While it is already enough to keep afloat, Thong and her family faced another challenge: accessing clean water. In the rainy season, they use dirt-water from a nearby pond that people and cattle also bathed in. In the dry season (February-June), they had to collect water from further away (around 1km) and when all the water sources dry up, they have to buy water, costing them between $15 and $20 per month.
“My family used to spend a lot of time and energy to collect water from a pond away from home. We carried it on bicycle at least 3 to 4 times a day, 30 minutes for each trip. Sometimes my children also helped with water collection meaning they had to either be late for school or missed school altogether, resulting in their poor performance there,” Thong shared.
Turning her attention towards the health of her family, she continued, “I was very concerned about my family’s health as my children vomited very often. They got stomach aches, typhoid and diarrhea. I believe it must have been the dirty water and the lack of knowledge of practicing hand washing with soap before eating and after using the toilet.”
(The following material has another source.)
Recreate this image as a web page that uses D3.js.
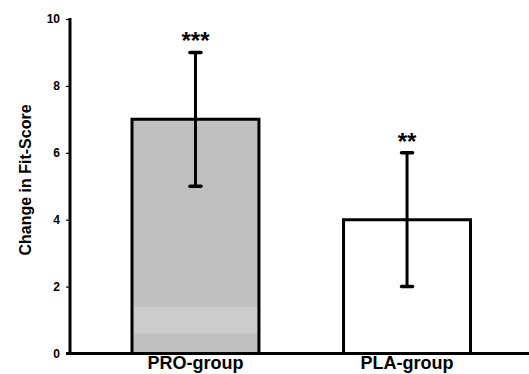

Then with excitement and a smile on her face, she added, “Now that we have access to clean water near home and knowledge on good hygiene, we can save a lot of time. We no longer have to collect water and my children can go to school on time and regularly. I also can see that my family’s health has improved. What’s more, we can save money from not having to buy water and we can use that money saved on health treatments to improve the standard of living for my family and support my children’s education so they can get a good job in the future.”